El verano pasado (o el anterior, ya no me acuerdo) me entretuve observando cómo follaban dos moscas en el alféizar de una ventana. El vocablo follar, ahora que lo pienso, acaso resulte desproporcionado si vinculamos sus atléticas connotaciones con la falta de agitación, de esfuerzo físico, de gozosa fatiga y de jadeos que se percibía en aquellos dos minúsculos seres acoplados. Tampoco afirmaría yo, más finamente, que hicieran el amor, aunque vaya usted a saber. A mí al menos no me consta que los bichos se mostrasen acordes en ningún tipo de ritual voluptuoso. Dudo, incluso, que se conocieran personalmente.

Lo cierto es que, cuando me acerqué a la ventana de aquel ambulatorio de provincias, una de las moscas se encontraba sola, frotándose tan campante los artejos sobre la chapa de cinc que cubría el alféizar. Por lo que sucedió acto seguido deduje que se trataba de una hembra; si joven o vieja, esto yo no lo puedo precisar. De repente llegó volando la otra y, sin mediar palabra ni preguntar el precio, se montó encima de la primera.

Me acometió al pronto una punzada de envidia. Se me figuraba que en las sociedades mosquiles no existe impedimento para la satisfacción del apetito sexual. Un encuentro fortuito determina la cópula. Todo su arte de amar consiste en entregarse a una simple pulsión, suscitada, supongo, por un estímulo de naturaleza olfativa. No conocen el galanteo, ni la poesía amatoria, ni el noviazgo, ni la noche de bodas, ni el lío a escondidas. Una mosca reprimida, melancólica, mortificada por los complejos, es una posibilidad que la naturaleza a buen seguro no contempla.

La mosca hembra ni siquiera parecía haberse percatado de que un congénere se le acababa de subir a la espalda con el empeño de efectuar un apacible trasvase de secreciones. El fulano díptero, tipo por lo visto parco en palabras, permanecía en su particular postura coital tan quieto, tan apático, como esos chavalillos que esperan con cara de formales a que el operario del tiovivo ponga en marcha la rueda de caballitos.

Inferí que las moscas son gente desinhibida que tiene resuelto el problema de la liberación sexual. Ni sacralizan el placer ni satanizan el apareamiento. Pegan los abdómenes por el extremo correspondiente y santas pascuas. Ni siquiera se miran a la cara. A este respecto llevan todavía ventaja sobre el género humano; aunque no parece superfluo mencionar aquí que en las últimas décadas hemos conseguido acortar diferencias. Al menos en los países occidentales, hace décadas que cundió la precipitación por sepultar en los muladares de la trivialidad una cultura erótica de antigua raigambre. Imitamos a las moscas. Y esto, para la literatura, es perjudicial.

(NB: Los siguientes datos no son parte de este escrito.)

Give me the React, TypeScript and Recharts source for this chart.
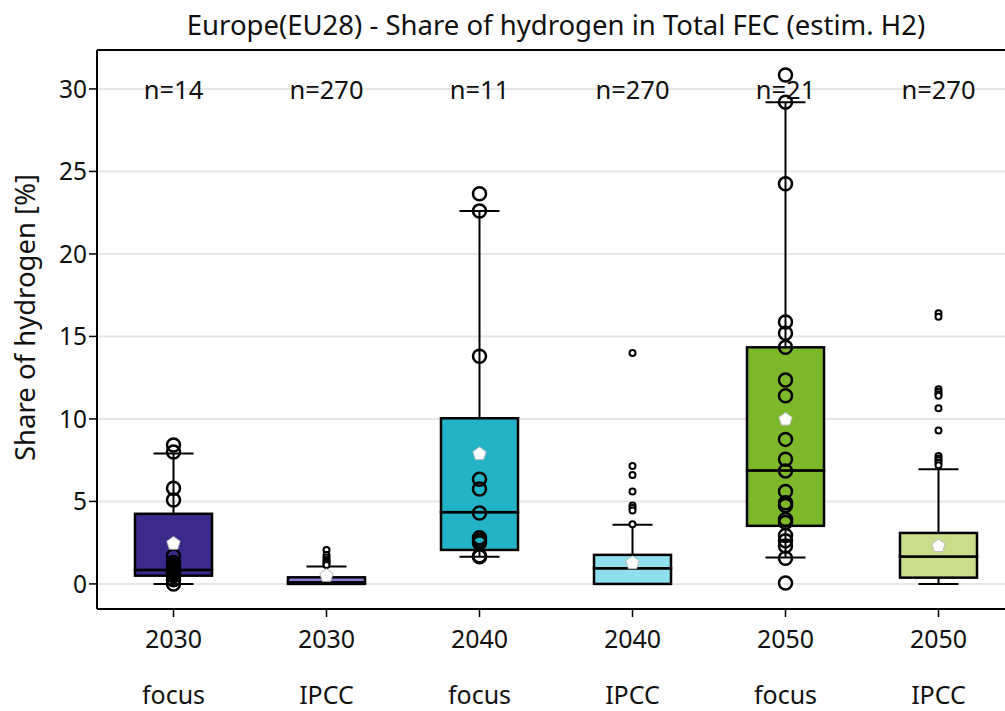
import React from 'react';
import { ComposedChart, Bar, Scatter, XAxis, YAxis, CartesianGrid, ReferenceLine, Cell } from 'recharts';

const categories = ['2030 focus', '2030 IPCC', '2040 focus', '2040 IPCC', '2050 focus', '2050 IPCC'];
const years = ['2030', '2030', '2040', '2040', '2050', '2050'];
const groups = ['focus', 'IPCC', 'focus', 'IPCC', 'focus', 'IPCC'];
const sampleLabels = ['n=14', 'n=270', 'n=11', 'n=270', 'n=21', 'n=270'];
const boxColors = ['#3b2a8b', '#8a7ed6', '#23b3c7', '#8ee0ee', '#7db82b', '#c9dd8b'];

const whiskerLow = [0, 0, 1.64, 0, 1.6, 0];
const q1 = [0.5, 0, 2.06, 0, 3.52, 0.38];
const median = [0.85, 0.1, 4.35, 0.95, 6.88, 1.66];
const q3 = [4.25, 0.4, 10.04, 1.76, 14.34, 3.09];
const whiskerHigh = [7.9, 1.05, 22.6, 3.58, 29.2, 6.95];
const means = [2.45, 0.5, 7.88, 1.27, 9.97, 2.3];

const focus2030 = [8.42, 8.0, 5.8, 5.09, 1.7, 1.3, 1.15, 1.0, 0.85, 0.7, 0.6, 0.5, 0.25, 0.0];
const ipcc2030Outliers = [2.05, 1.75, 1.6, 1.45, 1.35, 1.25, 1.15];
const focus2040 = [23.65, 22.6, 13.8, 6.35, 5.75, 4.3, 2.8, 2.65, 2.5, 1.7, 1.64];
const ipcc2040Outliers = [14.0, 7.15, 6.6, 5.6, 4.75, 4.6, 4.45, 3.62];
const focus2050 = [30.85, 29.2, 24.25, 15.87, 15.19, 14.34, 12.36, 11.4, 8.76, 7.56, 6.85, 5.6, 4.92, 4.75, 3.9, 3.73, 2.94, 2.62, 2.3, 1.56, 0.06];
const ipcc2050Outliers = [16.4, 16.2, 11.8, 11.65, 11.5, 11.4, 10.65, 9.3, 7.75, 7.6, 7.5, 7.35, 7.2];

const yTicks = [0, 5, 10, 15, 20, 25, 30];
const Y_MIN = -1.52;
const Y_MAX = 32.36;
const N_LABEL_Y = 30;

const FONT = '"Noto Sans", "DejaVu Sans", sans-serif';

const boxData = categories.map((cat, i) => ({
  cat,
  base: whiskerLow[i],
  lowWhisk: q1[i] - whiskerLow[i],
  lowBox: median[i] - q1[i],
  highBox: q3[i] - median[i],
  highWhisk: whiskerHigh[i] - q3[i],
}));

const focusPoints = [
  ...focus2030.map((y) => ({ x: 0, y })),
  ...focus2040.map((y) => ({ x: 2, y })),
  ...focus2050.map((y) => ({ x: 4, y })),
];
const ipccPoints = [
  ...ipcc2030Outliers.map((y) => ({ x: 1, y })),
  ...ipcc2040Outliers.map((y) => ({ x: 3, y })),
  ...ipcc2050Outliers.map((y) => ({ x: 5, y })),
];
const meanPoints = means.map((y, i) => ({ x: i, y }));
const nLabelPoints = sampleLabels.map((label, i) => ({ x: i, y: N_LABEL_Y, label }));

const Empty = () => null;

const LowerWhisker = (props: any) => {
  const { x, y, width, height } = props;
  const cx = x + width / 2;
  const yb = y + height;
  return (
    <g>
      <line x1={cx} x2={cx} y1={y} y2={yb} stroke="#000" strokeWidth={2} />
      <line x1={cx - 20} x2={cx + 20} y1={yb} y2={yb} stroke="#000" strokeWidth={2} />
    </g>
  );
};

const UpperWhisker = (props: any) => {
  const { x, y, width, height } = props;
  const cx = x + width / 2;
  const yb = y + height;
  return (
    <g>
      <line x1={cx} x2={cx} y1={y} y2={yb} stroke="#000" strokeWidth={2} />
      <line x1={cx - 20} x2={cx + 20} y1={y} y2={y} stroke="#000" strokeWidth={2} />
    </g>
  );
};

const BoxPart = (props: any) => {
  const { x, y, width, height, fill } = props;
  return <rect x={x} y={y} width={width} height={Math.max(height, 0)} fill={fill} stroke="#000" strokeWidth={2.5} />;
};

const FocusCircle = (props: any) => {
  const { cx, cy } = props;
  return <circle cx={cx} cy={cy} r={6.5} fill="none" stroke="#000" strokeWidth={2.5} />;
};

const IpccDot = (props: any) => {
  const { cx, cy } = props;
  return <circle cx={cx} cy={cy} r={3} fill="#fff" stroke="#000" strokeWidth={2} />;
};

const MeanPentagon = (props: any) => {
  const { cx, cy } = props;
  const r = 7;
  const pts = [0, 1, 2, 3, 4]
    .map((k) => {
      const a = -Math.PI / 2 + (k * 2 * Math.PI) / 5;
      return `${cx + r * Math.cos(a)},${cy + r * Math.sin(a)}`;
    })
    .join(' ');
  return <polygon points={pts} fill="#fff" stroke="#bbb" strokeWidth={1} />;
};

const NLabel = (props: any) => {
  const { cx, cy, payload } = props;
  return (
    <text x={cx} y={cy} textAnchor="middle" dominantBaseline="central" fontSize={25.5} fontFamily={FONT} fill="#111">
      {payload.label}
    </text>
  );
};

const XTick = (props: any) => {
  const { x, y, payload } = props;
  const i = categories.indexOf(payload.value);
  return (
    <g>
      <text x={x} y={y + 19} textAnchor="middle" dominantBaseline="central" fontSize={25} fontFamily={FONT} fill="#111">
        {years[i]}
      </text>
      <text x={x} y={y + 75} textAnchor="middle" dominantBaseline="central" fontSize={25} fontFamily={FONT} fill="#111">
        {groups[i]}
      </text>
    </g>
  );
};

const YLabel = (props: any) => {
  const { viewBox } = props;
  const cx = 24;
  const cy = viewBox.y + viewBox.height / 2 - 12;
  return (
    <text
      x={cx}
      y={cy}
      textAnchor="middle"
      dominantBaseline="central"
      transform={`rotate(-90, ${cx}, ${cy})`}
      fontSize={27.5}
      fontFamily={FONT}
      fill="#111"
    >
      Share of hydrogen [%]
    </text>
  );
};

export default function App() {
  return (
    <div style={{ position: 'absolute', left: 0, top: 0, width: 1005, height: 711, overflow: 'hidden', background: '#fff' }}>
      <div
        style={{
          position: 'absolute',
          left: 97,
          width: 918,
          top: 7,
          textAlign: 'center',
          fontFamily: FONT,
          fontSize: 27.5,
          color: '#111',
          lineHeight: '36px',
          whiteSpace: 'nowrap',
        }}
      >
        Europe(EU28) - Share of hydrogen in Total FEC (estim. H2)
      </div>
      <ComposedChart width={1030} height={711} data={boxData} margin={{ top: 50, right: 15, bottom: 0, left: 0 }}>
        <CartesianGrid horizontal vertical={false} stroke="#e6e6e6" strokeWidth={2} />
        <XAxis
          dataKey="cat"
          type="category"
          height={102}
          tick={<XTick />}
          tickSize={8}
          axisLine={{ stroke: '#000', strokeWidth: 2 }}
          tickLine={{ stroke: '#000', strokeWidth: 1.5 }}
          interval={0}
        />
        <XAxis xAxisId="num" dataKey="x" type="number" domain={[-0.5, 5.5]} hide allowDataOverflow />
        <YAxis
          type="number"
          domain={[Y_MIN, Y_MAX]}
          ticks={yTicks}
          allowDataOverflow
          width={97}
          tickSize={8}
          axisLine={{ stroke: '#000', strokeWidth: 2 }}
          tickLine={{ stroke: '#000', strokeWidth: 1.5 }}
          tick={{ fontSize: 24.5, fontFamily: FONT, fill: '#111' }}
          label={<YLabel />}
        />
        <ReferenceLine y={Y_MAX} stroke="#000" strokeWidth={2} />
        <Bar dataKey="base" stackId="box" barSize={77} shape={<Empty />} isAnimationActive={false} />
        <Bar dataKey="lowWhisk" stackId="box" barSize={77} shape={<LowerWhisker />} isAnimationActive={false} />
        <Bar dataKey="lowBox" stackId="box" barSize={77} shape={<BoxPart />} isAnimationActive={false}>
          {boxColors.map((c, i) => (
            <Cell key={i} fill={c} />
          ))}
        </Bar>
        <Bar dataKey="highBox" stackId="box" barSize={77} shape={<BoxPart />} isAnimationActive={false}>
          {boxColors.map((c, i) => (
            <Cell key={i} fill={c} />
          ))}
        </Bar>
        <Bar dataKey="highWhisk" stackId="box" barSize={77} shape={<UpperWhisker />} isAnimationActive={false} />
        <Scatter data={nLabelPoints} dataKey="y" xAxisId="num" shape={<NLabel />} isAnimationActive={false} />
        <Scatter data={ipccPoints} dataKey="y" xAxisId="num" shape={<IpccDot />} isAnimationActive={false} />
        <Scatter data={focusPoints} dataKey="y" xAxisId="num" shape={<FocusCircle />} isAnimationActive={false} />
        <Scatter data={meanPoints} dataKey="y" xAxisId="num" shape={<MeanPentagon />} isAnimationActive={false} />
      </ComposedChart>
    </div>
  );
}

William Somerset Maugham afirma en un ensayo sobre novelas y novelistas (Diez grandes novelas y sus autores) que el progreso hacia la relación sexual es más excitante que su culminación. No recuerdo con exactitud sus palabras; pero juraría que apenas difieren de estas que le atribuyo. La idea no es más joven que la humanidad; pero, al paso que vamos, bien pudiera reducirse a una nuez vacía en ciertos predios de apogeo consumista en los que la exhibición de carne íntima con fines comerciales contribuye a vaciar de fantasía y buen gusto la mente de los ciudadanos. Estoy, dicho sea de paso, a favor de la revolución sexual siempre y cuando se trate de mi revolución sexual.

A la castidad fomentada desde los púlpitos le complace obstruir el camino que conduce a la consumación del deseo concupiscente. También a su manera el sexo explícito, el relato de asunto fisiológico, comporta una negación del rito amoroso, sin el cual la literatura erótica, que es ante todo un arte del detalle sugerente, de la insinuación, del desvelamiento paulatino, se queda privada de su necesario sustento poético.

Así que para cuando la enfermera anunció mi turno desde el umbral del consultorio, ya no me desazonaba el menor atisbo de envidia por las moscas del alféizar. Antes al contrario, me daban lástima a causa de su ignorancia de los dulces prolegómenos que dilatan la consumación del placer. ¿Cómo iban ellas a tener noción de la desnudez si nunca se visten? ¿Qué delicias de los sentidos podría celebrar quien desconoce la superación de la vergüenza, los tabúes y las convenciones sociales? Me alejé de la ventana convencido de que las dificultades del camino hacen doblemente deliciosa la llegada.